Brief
Repeat the data word for word. Do not include the pictures.

Provided material

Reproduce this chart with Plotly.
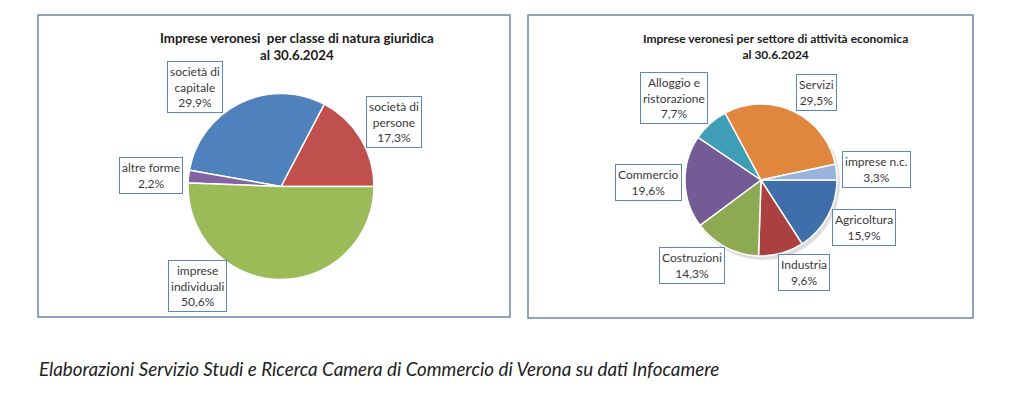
import plotly.graph_objects as go

W, H = 1024, 399

# ---- data ----
left_title = "Imprese veronesi  per classe di natura giuridica<br>al 30.6.2024"
left_categories = ["società di persone", "società di capitale", "altre forme", "imprese individuali"]
left_box_labels = ["società di<br>persone", "società di<br>capitale", "altre forme", "imprese<br>individuali"]
left_values = [17.3, 29.9, 2.2, 50.6]
left_colors = ["#C0504D", "#4F81BD", "#8064A2", "#9BBB59"]

right_title = "Imprese veronesi per settore di attività economica<br>al 30.6.2024"
right_categories = ["Agricoltura", "Industria", "Costruzioni", "Commercio",
                    "Alloggio e ristorazione", "Servizi", "imprese n.c."]
right_box_labels = ["Agricoltura", "Industria", "Costruzioni", "Commercio",
                    "Alloggio e<br>ristorazione", "Servizi", "imprese n.c."]
right_values = [15.9, 9.6, 14.3, 19.6, 7.7, 29.5, 3.3]
right_colors = ["#3F6EAA", "#AA413E", "#8DAA52", "#745B96", "#3F9DB5", "#E0873D", "#97B3DB"]

footer = "Elaborazioni Servizio Studi e Ricerca Camera di Commercio di Verona su dati Infocamere"

FONT = "Lato"
TXT = "#3A3A3A"
BOXC = "#5C86BD"


def pct(v):
    return f"{v:.1f}".replace(".", ",") + "%"


def dom(cx, cy, r):
    return dict(x=[(cx - r) / W, (cx + r) / W], y=[1 - (cy + r) / H, 1 - (cy - r) / H])


fig = go.Figure()

# counterclockwise pies in plotly: the first slice ends at `rotation`
left_rot = 90 - 360 * left_values[0] / sum(left_values)

fig.add_trace(go.Pie(
    labels=left_categories, values=left_values, sort=False,
    direction="counterclockwise", rotation=left_rot,
    marker=dict(colors=left_colors, line=dict(color="white", width=1.5)),
    textinfo="none", hoverinfo="label+percent",
    domain=dom(281, 186.5, 93), showlegend=False,
))

fig.add_trace(go.Pie(
    labels=right_categories, values=right_values, sort=False,
    direction="clockwise", rotation=90,
    marker=dict(colors=right_colors, line=dict(color="white", width=1.5)),
    textinfo="none", hoverinfo="label+percent",
    domain=dom(761, 180, 76), showlegend=False,
))

shapes = [
    dict(type="rect", xref="paper", yref="paper",
         x0=38 / W, x1=510 / W, y0=1 - 317 / H, y1=1 - 15 / H,
         line=dict(color="#6E87A8", width=1.5), fillcolor="rgba(0,0,0,0)"),
    dict(type="rect", xref="paper", yref="paper",
         x0=528 / W, x1=973 / W, y0=1 - 318 / H, y1=1 - 15 / H,
         line=dict(color="#6E87A8", width=1.5), fillcolor="rgba(0,0,0,0)"),
    # soft shadow behind right pie
    dict(type="circle", xref="paper", yref="paper", layer="below",
         x0=(761 - 76 + 2) / W, x1=(761 + 76 + 3) / W,
         y0=1 - (180 + 76 + 4) / H, y1=1 - (180 - 76 + 2) / H,
         line=dict(width=0), fillcolor="rgba(0,0,0,0.13)"),
]

annotations = []


def title(text, cx, cy, size):
    annotations.append(dict(
        text=f"<b>{text}</b>", x=cx / W, y=1 - cy / H, xref="paper", yref="paper",
        xanchor="center", yanchor="middle", showarrow=False,
        font=dict(family=FONT, size=size, color="#1A1A1A"), align="center"))


title(left_title, 297, 46, 13.3)
title(right_title, 775, 46.5, 12)

left_pos = [(393.5, 122), (195, 87), (151, 175), (197, 286)]
right_pos = [(864, 227), (804, 272.5), (692, 265.5), (648, 182), (674, 97.5), (816, 92), (876, 169.5)]

for lab, v, (cx, cy) in zip(left_box_labels, left_values, left_pos):
    annotations.append(dict(
        text=f"{lab}<br>{pct(v)}", x=cx / W, y=1 - cy / H, xref="paper", yref="paper",
        xanchor="center", yanchor="middle", showarrow=False, align="center",
        font=dict(family=FONT, size=12, color=TXT),
        bgcolor="white", bordercolor=BOXC, borderwidth=1, borderpad=2))

for lab, v, (cx, cy) in zip(right_box_labels, right_values, right_pos):
    annotations.append(dict(
        text=f"{lab}<br>{pct(v)}", x=cx / W, y=1 - cy / H, xref="paper", yref="paper",
        xanchor="center", yanchor="middle", showarrow=False, align="center",
        font=dict(family=FONT, size=12, color=TXT),
        bgcolor="white", bordercolor=BOXC, borderwidth=1, borderpad=2))

annotations.append(dict(
    text=f"<i>{footer}</i>", x=37 / W, y=1 - 368 / H, xref="paper", yref="paper",
    xanchor="left", yanchor="middle", showarrow=False,
    font=dict(family=FONT, size=18.8, color="#222222")))

fig.update_layout(
    width=W, height=H, margin=dict(l=0, r=0, t=0, b=0),
    paper_bgcolor="white", plot_bgcolor="white",
    shapes=shapes, annotations=annotations,
)

fig.write_html("out.html", config={"displayModeBar": False},
               post_script="document.body.style.margin='0';document.body.style.overflow='hidden';")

Solution to this exercise
Reproduce this chart with Plotly.
import plotly.graph_objects as go

W, H = 1024, 399

# ---- data ----
left_title = "Imprese veronesi  per classe di natura giuridica<br>al 30.6.2024"
left_categories = ["società di persone", "società di capitale", "altre forme", "imprese individuali"]
left_box_labels = ["società di<br>persone", "società di<br>capitale", "altre forme", "imprese<br>individuali"]
left_values = [17.3, 29.9, 2.2, 50.6]
left_colors = ["#C0504D", "#4F81BD", "#8064A2", "#9BBB59"]

right_title = "Imprese veronesi per settore di attività economica<br>al 30.6.2024"
right_categories = ["Agricoltura", "Industria", "Costruzioni", "Commercio",
                    "Alloggio e ristorazione", "Servizi", "imprese n.c."]
right_box_labels = ["Agricoltura", "Industria", "Costruzioni", "Commercio",
                    "Alloggio e<br>ristorazione", "Servizi", "imprese n.c."]
right_values = [15.9, 9.6, 14.3, 19.6, 7.7, 29.5, 3.3]
right_colors = ["#3F6EAA", "#AA413E", "#8DAA52", "#745B96", "#3F9DB5", "#E0873D", "#97B3DB"]

footer = "Elaborazioni Servizio Studi e Ricerca Camera di Commercio di Verona su dati Infocamere"

FONT = "Lato"
TXT = "#3A3A3A"
BOXC = "#5C86BD"


def pct(v):
    return f"{v:.1f}".replace(".", ",") + "%"


def dom(cx, cy, r):
    return dict(x=[(cx - r) / W, (cx + r) / W], y=[1 - (cy + r) / H, 1 - (cy - r) / H])


fig = go.Figure()

# counterclockwise pies in plotly: the first slice ends at `rotation`
left_rot = 90 - 360 * left_values[0] / sum(left_values)

fig.add_trace(go.Pie(
    labels=left_categories, values=left_values, sort=False,
    direction="counterclockwise", rotation=left_rot,
    marker=dict(colors=left_colors, line=dict(color="white", width=1.5)),
    textinfo="none", hoverinfo="label+percent",
    domain=dom(281, 186.5, 93), showlegend=False,
))

fig.add_trace(go.Pie(
    labels=right_categories, values=right_values, sort=False,
    direction="clockwise", rotation=90,
    marker=dict(colors=right_colors, line=dict(color="white", width=1.5)),
    textinfo="none", hoverinfo="label+percent",
    domain=dom(761, 180, 76), showlegend=False,
))

shapes = [
    dict(type="rect", xref="paper", yref="paper",
         x0=38 / W, x1=510 / W, y0=1 - 317 / H, y1=1 - 15 / H,
         line=dict(color="#6E87A8", width=1.5), fillcolor="rgba(0,0,0,0)"),
    dict(type="rect", xref="paper", yref="paper",
         x0=528 / W, x1=973 / W, y0=1 - 318 / H, y1=1 - 15 / H,
         line=dict(color="#6E87A8", width=1.5), fillcolor="rgba(0,0,0,0)"),
    # soft shadow behind right pie
    dict(type="circle", xref="paper", yref="paper", layer="below",
         x0=(761 - 76 + 2) / W, x1=(761 + 76 + 3) / W,
         y0=1 - (180 + 76 + 4) / H, y1=1 - (180 - 76 + 2) / H,
         line=dict(width=0), fillcolor="rgba(0,0,0,0.13)"),
]

annotations = []


def title(text, cx, cy, size):
    annotations.append(dict(
        text=f"<b>{text}</b>", x=cx / W, y=1 - cy / H, xref="paper", yref="paper",
        xanchor="center", yanchor="middle", showarrow=False,
        font=dict(family=FONT, size=size, color="#1A1A1A"), align="center"))


title(left_title, 297, 46, 13.3)
title(right_title, 775, 46.5, 12)

left_pos = [(393.5, 122), (195, 87), (151, 175), (197, 286)]
right_pos = [(864, 227), (804, 272.5), (692, 265.5), (648, 182), (674, 97.5), (816, 92), (876, 169.5)]

for lab, v, (cx, cy) in zip(left_box_labels, left_values, left_pos):
    annotations.append(dict(
        text=f"{lab}<br>{pct(v)}", x=cx / W, y=1 - cy / H, xref="paper", yref="paper",
        xanchor="center", yanchor="middle", showarrow=False, align="center",
        font=dict(family=FONT, size=12, color=TXT),
        bgcolor="white", bordercolor=BOXC, borderwidth=1, borderpad=2))

for lab, v, (cx, cy) in zip(right_box_labels, right_values, right_pos):
    annotations.append(dict(
        text=f"{lab}<br>{pct(v)}", x=cx / W, y=1 - cy / H, xref="paper", yref="paper",
        xanchor="center", yanchor="middle", showarrow=False, align="center",
        font=dict(family=FONT, size=12, color=TXT),
        bgcolor="white", bordercolor=BOXC, borderwidth=1, borderpad=2))

annotations.append(dict(
    text=f"<i>{footer}</i>", x=37 / W, y=1 - 368 / H, xref="paper", yref="paper",
    xanchor="left", yanchor="middle", showarrow=False,
    font=dict(family=FONT, size=18.8, color="#222222")))

fig.update_layout(
    width=W, height=H, margin=dict(l=0, r=0, t=0, b=0),
    paper_bgcolor="white", plot_bgcolor="white",
    shapes=shapes, annotations=annotations,
)

fig.write_html("out.html", config={"displayModeBar": False},
               post_script="document.body.style.margin='0';document.body.style.overflow='hidden';")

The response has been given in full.